Apple Introduces New MacBook Air and Operating System [telecom]

Apple Flips the Playbook, Putting Mobile Tech in PCs

By MIGUEL HELFT October 20, 2010

CUPERTINO, Calif. - Over the last few years, Apple used technologies from its Macintosh computers to create the iPhone and the iPad, building a multibillion-dollar mobile computing business that now accounts for 60 percent of its revenue.

Now Apple is doing the reverse, taking technologies like the multitouch user interface from the iPhone and the iPad and using them to refresh its Mac business.

On Wednesday, Steven P. Jobs, the chief executive, unveiled two versions of its ultra-thin MacBook Air laptops. He also demonstrated an early version of Apple's new OS X operating system, which will be available next summer. In addition to multitouch, the new hardware and software incorporate the video phone software FaceTime, an App Store and other popular features of Apple's hand-held products.

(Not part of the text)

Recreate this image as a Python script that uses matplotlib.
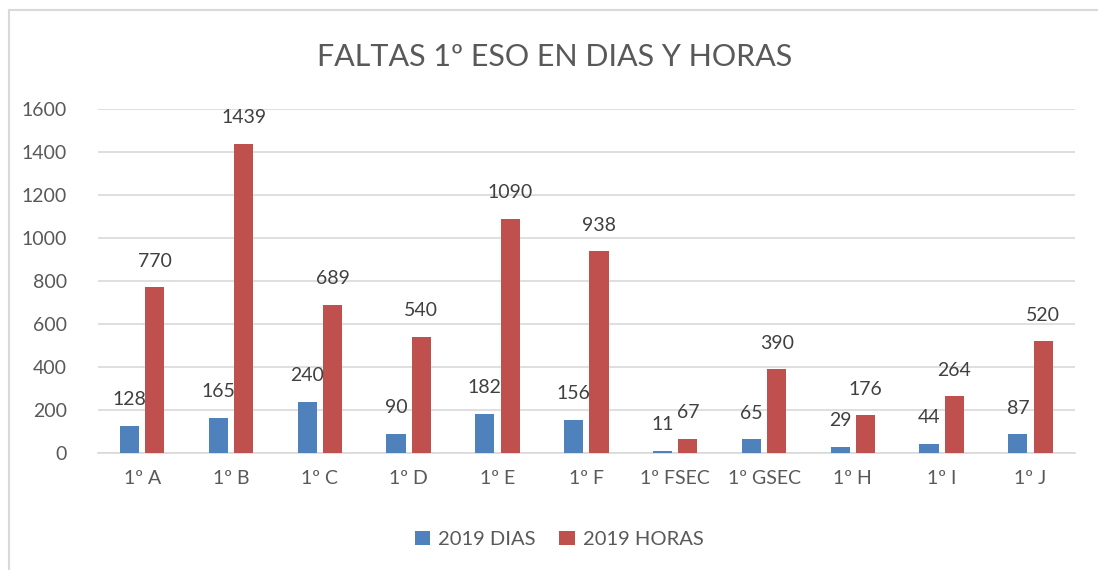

Mr. Jobs even joked that the new MacBook Air was the offspring from the union of a Mac computer and an iPad. "We asked ourselves what would happen if a MacBook and an iPad hooked up," he said.

The new MacBook Air models are more powerful than their predecessors, which were introduced in January 2008 and have not sold well. They are also priced more aggressively, starting at $999, rather than the $1,499 starting price of the original.